核・ミサイル開発に30億ドル

対北支援は体制維持に転用
日付: 2017年09月22日 01時33分

 金正恩は、親北路線をとる文在寅政権発足後も、国際社会の警告をあざ笑うかのように、国連安保理で禁止されたミサイルと核挑発を11回も強行した。各種弾道ミサイルの発射10回、核実験1回だ。
平壌側は2月に中距離弾道ミサイル(MRBM)「北極星‐2型」の発射をはじめ、文政権発足4日後の5月14日には、新型中距離弾道ミサイル(IRBM)「火星‐12型」1発、米国独立記念日の7月4日に試験発射した大陸間弾道ミサイル(ICBM)「火星‐14号」など、今年に入って22発のミサイルを発射した。
韓国の国策研究所の資料と専門家らの分析の結果、これを現金に換算すると約4億ドルに達するという。韓米情報当局はこれまで、北韓が核兵器のための施設建設に6億~7億ドル、高濃縮ウラン計画に2億~4億ドル、核兵器製造の実験に1億6000万~2億3000万ドル、核融合の研究に2億ドルなど、核兵器開発に11億~15億ドルを投入したと推定している。
米VOA(Voice of America)は最近、北韓が核・ミサイル開発に少なくとも10億ドルから最大で30億ドルを使用したと推定、報道した。短距離のスカッドミサイル1基100万~200万ドル、中距離弾道ミサイルムスダンは300万~600万ドル、潜水艦発射弾道ミサイル(SLBM)は、500万~1000万ドルであることがわかった。
国連食糧農業機関が、北韓の今年のコメの生産量を170万トンと見積もったことを勘案すると、30億ドルすれば、約5年分のコメを購入することができる。つまり、韓半島最大の「積弊勢力」は、人民を餓死させ、弾圧し、核ミサイルシステムを開発、実戦配備した金日成・金正日・金正恩である。
しかし文政権は、日米をはじめ国際社会が中国とロシアに対北韓原油供給中断まで要求する状況で、「人道的」という言葉で粉飾して対北支援にこだわっている。これまでの韓国と国際社会の人道的対北支援は、平壌の首領独裁という暴圧体制支援につながった。
李明博元大統領は、2015年に発刊した回顧録「大統領の時間」で、韓国の対北支援物資が「北韓の軍部隊で発見された」「開城工業団地へのドルが北韓の政権維持費用に含まれた」と述べた。これが「人道的支援」の正体だ。

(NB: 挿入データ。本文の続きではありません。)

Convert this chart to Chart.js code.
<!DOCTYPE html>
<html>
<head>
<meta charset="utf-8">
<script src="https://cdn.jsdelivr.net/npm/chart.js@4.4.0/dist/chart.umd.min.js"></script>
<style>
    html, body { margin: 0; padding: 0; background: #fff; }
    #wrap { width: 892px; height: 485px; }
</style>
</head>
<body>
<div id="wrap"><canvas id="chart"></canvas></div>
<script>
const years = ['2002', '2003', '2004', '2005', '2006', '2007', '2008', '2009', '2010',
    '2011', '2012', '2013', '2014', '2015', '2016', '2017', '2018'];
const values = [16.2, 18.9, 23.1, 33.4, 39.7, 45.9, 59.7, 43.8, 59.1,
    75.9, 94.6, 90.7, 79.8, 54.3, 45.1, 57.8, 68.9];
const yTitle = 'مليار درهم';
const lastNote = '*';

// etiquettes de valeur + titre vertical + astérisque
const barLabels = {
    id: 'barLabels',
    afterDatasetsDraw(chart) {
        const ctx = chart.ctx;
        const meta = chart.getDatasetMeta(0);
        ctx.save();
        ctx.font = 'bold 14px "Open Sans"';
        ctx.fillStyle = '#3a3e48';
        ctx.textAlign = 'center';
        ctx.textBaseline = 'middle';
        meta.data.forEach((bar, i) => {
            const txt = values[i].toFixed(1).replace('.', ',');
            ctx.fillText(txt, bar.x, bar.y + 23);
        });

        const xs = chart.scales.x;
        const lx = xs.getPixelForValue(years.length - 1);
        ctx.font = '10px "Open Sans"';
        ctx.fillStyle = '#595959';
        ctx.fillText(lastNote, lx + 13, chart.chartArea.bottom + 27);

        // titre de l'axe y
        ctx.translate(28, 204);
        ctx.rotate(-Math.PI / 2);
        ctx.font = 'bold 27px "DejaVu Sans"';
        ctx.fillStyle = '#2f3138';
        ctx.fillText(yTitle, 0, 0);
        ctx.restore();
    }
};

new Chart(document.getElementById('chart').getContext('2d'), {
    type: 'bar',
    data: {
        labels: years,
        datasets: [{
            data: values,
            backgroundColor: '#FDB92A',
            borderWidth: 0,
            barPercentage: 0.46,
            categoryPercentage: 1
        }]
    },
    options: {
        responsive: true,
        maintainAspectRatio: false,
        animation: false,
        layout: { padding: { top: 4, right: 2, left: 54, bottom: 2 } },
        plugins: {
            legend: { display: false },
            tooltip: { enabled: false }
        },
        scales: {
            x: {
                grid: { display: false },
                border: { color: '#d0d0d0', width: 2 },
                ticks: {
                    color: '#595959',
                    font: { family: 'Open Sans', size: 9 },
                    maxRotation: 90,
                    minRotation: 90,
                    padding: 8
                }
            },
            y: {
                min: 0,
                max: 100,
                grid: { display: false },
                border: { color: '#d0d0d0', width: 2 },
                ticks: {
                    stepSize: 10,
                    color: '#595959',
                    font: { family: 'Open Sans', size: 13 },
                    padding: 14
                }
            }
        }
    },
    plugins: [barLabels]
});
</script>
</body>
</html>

李元大統領は天安艦爆沈事件の前、金正日が自分に要求した金が100億ドルに達したと述べた。「大統領の時間」に記載された内容は、以下の通りだ。
「(09年11月7日、南北間の実務接触当時)北韓が提示した文書によると、首脳会談をする条件として、韓国側がトウモロコシ10万トン、コメ40万トン、肥料30万トンをはじめ、アスファルト建設用ピッチ1億ドル分を提供し、北側の国家開発銀行設立資本金100億ドルを韓国政府が提供するものとなっていた」
金正日は、李政権が北側の要求を拒絶した直後、天安艦を爆沈させた。天安艦の乗組員だった韓国海軍46人が戦死した。李元大統領は「天安艦爆沈に対する北韓の謝罪と、責任ある措置がない状況で、5・24措置(李政権の対北韓制裁措置)を破棄することは、結果的に、第二、第三の天安艦爆沈を助長するだろう」と警告した。
しかし、文政権と支持勢力は、李元大統領の忠告に耳を傾けるどころか、自殺した盧武鉉元大統領を殺したのは李元大統領であるとし、復讐を誓い、「積弊清算」の対象として圧迫を加えている。